Bruce Pearl is within one victory of an epic college basketball coaching achievement.
The Auburn head man has already directed the Tigers to victories over men’s college basketball blue bloods Kansas and North Carolina in the 2019 NCAA Tournament,
Now, all that stands between Pearl and his first career Division I Final Four is regal Kentucky. Auburn (29-9) will face John Calipari’s Wildcats (30-6) at 2:20 p.m. Sunday in Kansas City’s Sprint Center in the Midwest Region finals.
“To have an opportunity to get Kansas, North Carolina and maybe Kentucky, what a better way of having an opportunity to make history (can there be) than to have that road to the Final Four?” Pearl said Saturday.
Yet the paradox of Pearl is that, even if Auburn pulls off its third March Madness overthrow of basketball royalty to crash the Final Four, it will not be the most unlikely attainment by the Tigers men’s hoops program in the past 24 months.
This is: Auburn has had not one, but two, assistant coaches implicated in two distinct FBI investigations in the past two years.
What are the odds on that?
Chuck Person, the former Auburn star and NBA standout, was engulfed in the FBI probe of college basketball recruiting improprieties. The now former Auburn assistant is alleged to have accepted $91,500 in bribes to steer Tigers players with pro potential toward a Pittsburgh-area financial adviser.
This month, Person pleaded guilty to a bribery conspiracy charge.
Amazingly, Person’s replacement on the Auburn staff, former Pennsylvania assistant Ira Bowman, was placed on administrative leave this month after another federal bribery investigation.
According to the Philadelphia Inquirer, Bowman’s former boss at Penn, now-Boston Celtics assistant Jerome Allen, testified in a federal court that he took roughly $300,000 in bribes from a Florida businessman to get the man’s son into Penn using a basketball priority slot — and that Bowman had been brought into the scheme after Allen was let go by Penn.
Losing two assistant coaches to federal investigations is more unlikely than beating Kansas, North Carolina and Kentucky to get to the Final Four would be.
Yet, ample winning coupled with off-court turmoil have long defined the coaching career of Pearl, 59.
As a young assistant at Iowa in 1989, Pearl “wore a wire” trying to gain evidence that Illinois had offered a recruit $80,000 and a Chevy Blazer to renege on a commitment to the Hawkeyes and choose the Fighting Illini.
Famously, as the head coach at Tennessee, Pearl invited a recruit and his father to a barbeque at his home at a time when that was not allowed by the NCAA recruiting calendar — then lied about it to NCAA investigators.
That got Pearl fired by UT in 2011 and earned the coach a three-year, show-cause penalty from the NCAA.

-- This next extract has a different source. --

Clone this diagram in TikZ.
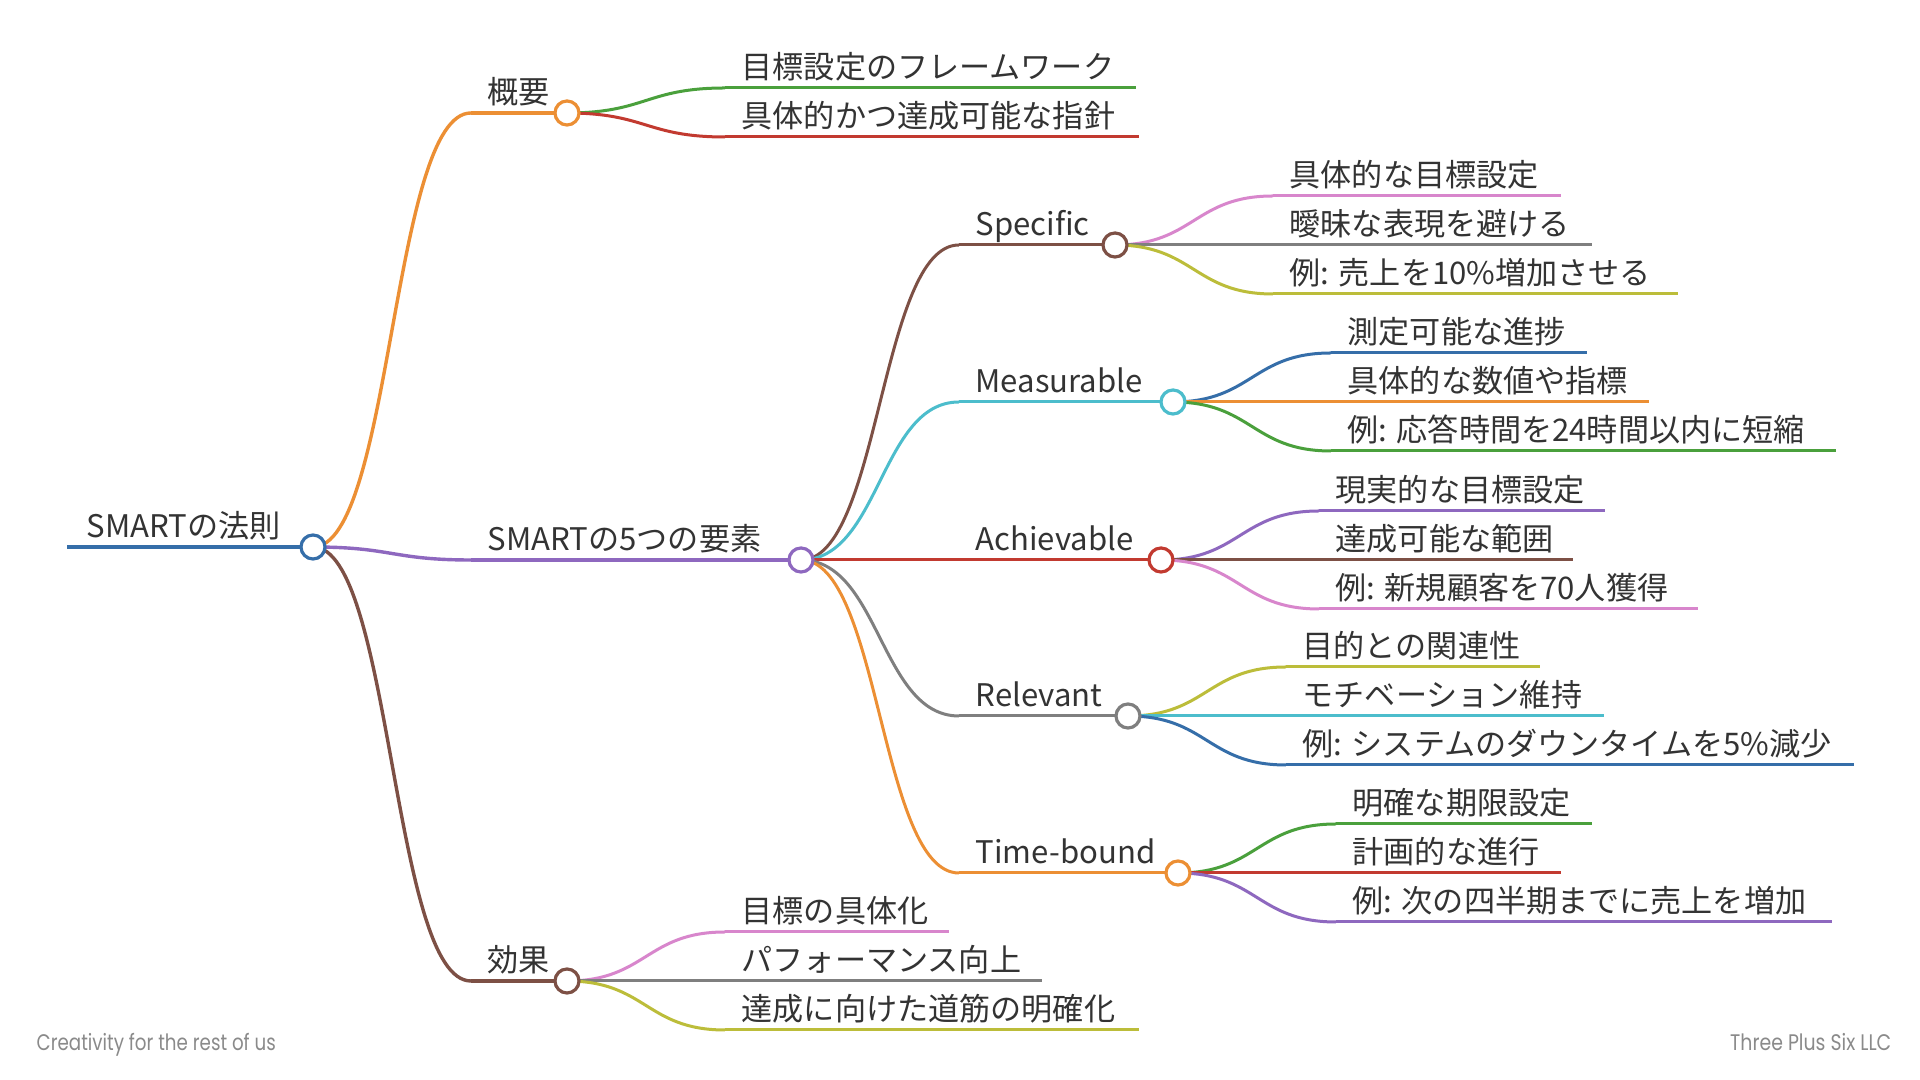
\documentclass[tikz,border=0pt]{standalone}
\usepackage{fontspec}
\setmainfont{Noto Sans CJK JP}
\newfontfamily\footfont{Poppins}
\usetikzlibrary{calc}
\definecolor{cblue}{HTML}{356EA9}
\definecolor{corange}{HTML}{EC8F34}
\definecolor{cgreen}{HTML}{4AA03C}
\definecolor{cred}{HTML}{C23A30}
\definecolor{cpurple}{HTML}{8E68BF}
\definecolor{cbrown}{HTML}{7D5045}
\definecolor{cpink}{HTML}{D886CC}
\definecolor{cgray}{HTML}{7F7F7F}
\definecolor{colive}{HTML}{BCBD3A}
\definecolor{ccyan}{HTML}{4CBDCC}
\definecolor{ctxt}{HTML}{333333}
\definecolor{cfoot}{HTML}{8A8A8A}
\tikzset{
  lbl/.style={anchor=base west, inner sep=0pt, text=ctxt, font=\fontsize{8.85pt}{10pt}\selectfont},
  dot/.style={circle, draw=#1, fill=white, line width=0.32mm, minimum size=2.4mm, inner sep=0pt},
  foot/.style={inner sep=0pt, text=cfoot, font=\footfont\fontsize{6.4pt}{7pt}\selectfont},
}
% curve from coordinate #1 to coordinate #2, colour #3, width #4
\newcommand\mmcurve[4]{%
  \draw[#3, line width=#4] let \p1=(#1), \p2=(#2) in
    (\p1) .. controls ({0.5*\x1+0.5*\x2},\y1) and ({0.5*\x1+0.5*\x2},\y2) .. (\p2);}
% #1 parent, #2 name, #3 curve end x, #4 y, #5 line end x, #6 colour, #7 width, #8 text
\newcommand\mmbranch[8]{%
  \coordinate (#2-e) at (#3,#4);
  \coordinate (#2-z) at (#5,#4);
  \mmcurve{#1}{#2-e}{#6}{#7}
  \draw[#6, line width=#7] (#2-e) -- (#2-z);
  \node[lbl] (#2-t) at ({#3+16},{#4-9}) {#8};}
\begin{document}
\begin{tikzpicture}[x=0.01cm, y=-0.01cm]
\useasboundingbox (0,0) rectangle (1920,1080);
\fill[white] (0,0) rectangle (1920,1080);

% root
\coordinate (root-s) at (67,547);
\coordinate (root-z) at (313,547);
\draw[cblue, line width=0.45mm] (root-s) -- (root-z);
\node[lbl] (root-t) at (86,538) {SMARTの法則};

% level 1
\mmbranch{root-z}{gaiyo}{471}{113}{567}{corange}{0.34mm}{概要}
\mmbranch{root-z}{five}{471}{560}{801}{cpurple}{0.34mm}{SMARTの5つの要素}
\mmbranch{root-z}{kouka}{471}{981}{567}{cbrown}{0.34mm}{効果}

% 概要 leaves
\mmbranch{gaiyo-z}{g1}{725}{88}{1136}{cgreen}{0.3mm}{目標設定のフレームワーク}
\mmbranch{gaiyo-z}{g2}{725}{137}{1139}{cred}{0.3mm}{具体的かつ達成可能な指針}

% level 2
\mmbranch{five-z}{spec}{959}{245}{1115}{cbrown}{0.3mm}{Specific}
\mmbranch{five-z}{meas}{959}{402}{1173}{ccyan}{0.3mm}{Measurable}
\mmbranch{five-z}{ach}{959}{560}{1161}{cred}{0.3mm}{Achievable}
\mmbranch{five-z}{rel}{959}{716}{1128}{cgray}{0.3mm}{Relevant}
\mmbranch{five-z}{time}{959}{873}{1178}{corange}{0.3mm}{Time-bound}

% Specific leaves
\mmbranch{spec-z}{s1}{1273}{196}{1561}{cpink}{0.3mm}{具体的な目標設定}
\mmbranch{spec-z}{s2}{1273}{245}{1592}{cgray}{0.3mm}{曖昧な表現を避ける}
\mmbranch{spec-z}{s3}{1273}{294}{1678}{colive}{0.3mm}{例: 売上を10\%増加させる}

% Measurable leaves
\mmbranch{meas-z}{m1}{1331}{353}{1587}{cblue}{0.3mm}{測定可能な進捗}
\mmbranch{meas-z}{m2}{1331}{402}{1649}{corange}{0.3mm}{具体的な数値や指標}
\mmbranch{meas-z}{m3}{1331}{451}{1836}{cgreen}{0.3mm}{例: 応答時間を24時間以内に短縮}

% Achievable leaves
\mmbranch{ach-z}{a1}{1319}{511}{1605}{cpurple}{0.3mm}{現実的な目標設定}
\mmbranch{ach-z}{a2}{1319}{560}{1573}{cbrown}{0.3mm}{達成可能な範囲}
\mmbranch{ach-z}{a3}{1319}{609}{1698}{cpink}{0.3mm}{例: 新規顧客を70人獲得}

% Relevant leaves
\mmbranch{rel-z}{r1}{1286}{667}{1540}{colive}{0.3mm}{目的との関連性}
\mmbranch{rel-z}{r2}{1286}{716}{1604}{ccyan}{0.3mm}{モチベーション維持}
\mmbranch{rel-z}{r3}{1286}{765}{1854}{cblue}{0.3mm}{例: システムのダウンタイムを5\%減少}

% Time-bound leaves
\mmbranch{time-z}{t1}{1336}{824}{1592}{cgreen}{0.3mm}{明確な期限設定}
\mmbranch{time-z}{t2}{1336}{873}{1561}{cred}{0.3mm}{計画的な進行}
\mmbranch{time-z}{t3}{1336}{922}{1832}{cpurple}{0.3mm}{例: 次の四半期までに売上を増加}

% 効果 leaves
\mmbranch{kouka-z}{k1}{725}{932}{949}{cpink}{0.3mm}{目標の具体化}
\mmbranch{kouka-z}{k2}{725}{981}{1042}{cgray}{0.3mm}{パフォーマンス向上}
\mmbranch{kouka-z}{k3}{725}{1030}{1139}{colive}{0.3mm}{達成に向けた道筋の明確化}

% circles
\node[dot=cblue] (root) at (root-z) {};
\node[dot=corange] (gaiyo) at (gaiyo-z) {};
\node[dot=cpurple] (five) at (five-z) {};
\node[dot=cbrown] (kouka) at (kouka-z) {};
\node[dot=cbrown] (spec) at (spec-z) {};
\node[dot=ccyan] (meas) at (meas-z) {};
\node[dot=cred] (ach) at (ach-z) {};
\node[dot=cgray] (rel) at (rel-z) {};
\node[dot=corange] (time) at (time-z) {};

% footer
\node[foot, anchor=base west] (foot1) at (36,1051) {\resizebox{2.39cm}{\height}{Creativity for the rest of us}};
\node[foot, anchor=base east] (foot2) at (1892,1051) {\resizebox{1.61cm}{\height}{Three Plus Six LLC}};
\end{tikzpicture}
\end{document}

In the big picture, the reason major college sports is so corrupt is that there is no constituency for honesty.
Coaches with checkered compliance pasts always get other chances if they have won enough. Auburn hired Pearl — who had awakened a slumbering Tennessee basketball program and led it to six NCAA Tournaments — before his show-cause penalty had expired.
I’ve always felt that it is the responsibility of those of us in the journalistic wing of the sports media to at least try to stand up for integrity and fair play in college sports.
Nobody else will.
Yet, perhaps it’s a sign of my own waning idealism, but I enjoy Pearl in spite of myself.
His teams play an entertaining, up-tempo brand of basketball filled with three-point bombing. The Tigers drained 17 treys in their 97-80 upset of No. 1 seed North Carolina and 13 in their 89-75 strafing of Kansas.
If the Tigers are going to add Kentucky to their list of regal NCAA tourney conquests, it will be without emerging standout Chuma Okeke, who tore an ACL in the win over North Carolina.
“Of all the matchups we’ve had, Kentucky will be the most difficult,” Pearl said.
Whether it was relaunching the Ray Mears tradition at Tennessee of wearing a bright-orange sport coat for games with UK and Vanderbilt or joking about his current Auburn teams’ belief that eating at hibachi grills the night before games is good luck, Pearl injects fun into college hoops.
Yet, enjoying the fun means overlooking the turmoil. This past week, the headline over a tough USA Today column proclaimed, “Auburn’s Bruce Pearl symbolizes the rot in college athletics.”
Pearl and Auburn have, arguably, been the biggest story of the NCAA tourney so far.
Given the contradictions that have lined Pearl’s career, having the Auburn head man as the face of March Madness in 2019 somehow seems fitting.